Presentation Abstract
Stephen Howard, Alex Mossman, Wade Zawalski, Don Froese
(General Fusion)
General Fusion is developing a magnetized target fusion system in which a spherical tokamak plasma target is injected by a magnetized Marshall gun into a flux conserver consisting of a liquid lithium vortex. A compression system will then collapse the cavity to compress and heat the target plasma to fusion conditions. We have recently commissioned a subscale experiment called SLiC (Spector Lithium Configuration) as way to de-risk both the engineering and the confinement physics in the situation where a moderately hot magnetized plasma must interact with a large-area free surface of liquid lithium.

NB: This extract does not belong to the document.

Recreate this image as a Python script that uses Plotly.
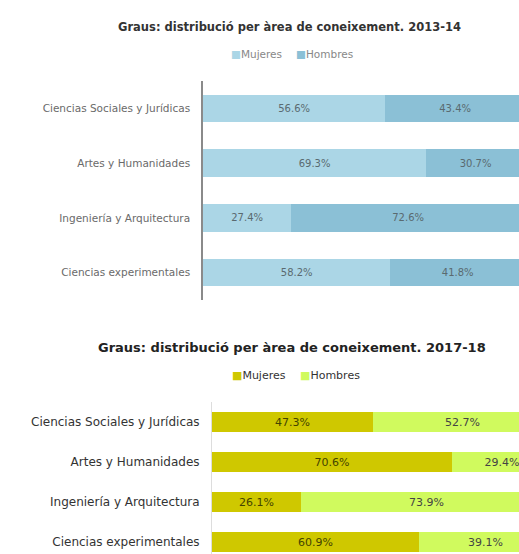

SLiC is similar in design to the sequence of compact, high-performing spherical tokamak SPECTOR devices that have been in operation at GF since 2016. In the first phase of experiments, ST plasmas were injected into a well-instrumented solid metal flux conserver with an annular liquid lithium puddle on the bottom of the vessel that had an angular coverage of 7 to 28 degrees (spherical polar angle) depending on puddle fill depth. A second phase of experiments, aiming to approach hemispherical coverage of liquid lithium, has extended the angular coverage to 78 degrees (polar angle) starting at the outboard equator going downward. This is done by applying an early current pulse that propels the liquid puddle outward to~coat the flux conserver up to the equator in advance of the plasma formation. Interactions between the plasma and liquid free surface are studied with fast camera video and standard plasma diagnostics and used to validate corresponding MHD-CFD simulations.